SPN 349 • Literature in Translation
Guided by Edward Said's influential work on the topic of "Orientalism," this course will attempt to survey works in the Latin American canon in which representations of the "East" or an "Oriental" figure prominently. We will discuss how and why these representations are used, and what are their political, cognitive, social, geocultural, and aesthetic meanings and implications in terms of Latin America's own ambivalent relation to the history of Western expansionism. We will study works of the Spanish American colonial period--works that document how "Western" mores and institutions established themselved on a proto-"Oriental" territory.
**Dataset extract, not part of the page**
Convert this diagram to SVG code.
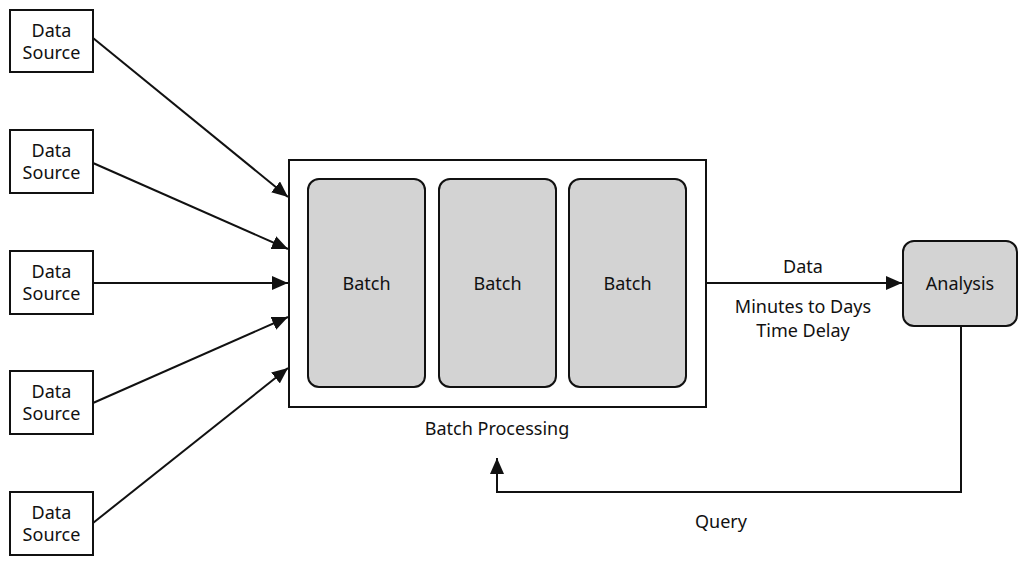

We will also study19th century works heavily influenced by Europe's Romantic exotization of the Orient during the period of imperialist expansion, and 20th century "postcolonial" narratives and essays that rediscover the East as a "sibling" or "twin" culture to the "otherness" in Latin American "civilization." We will also discuss these texts as works belonging to a Latin American literary tradition that is a Western construct.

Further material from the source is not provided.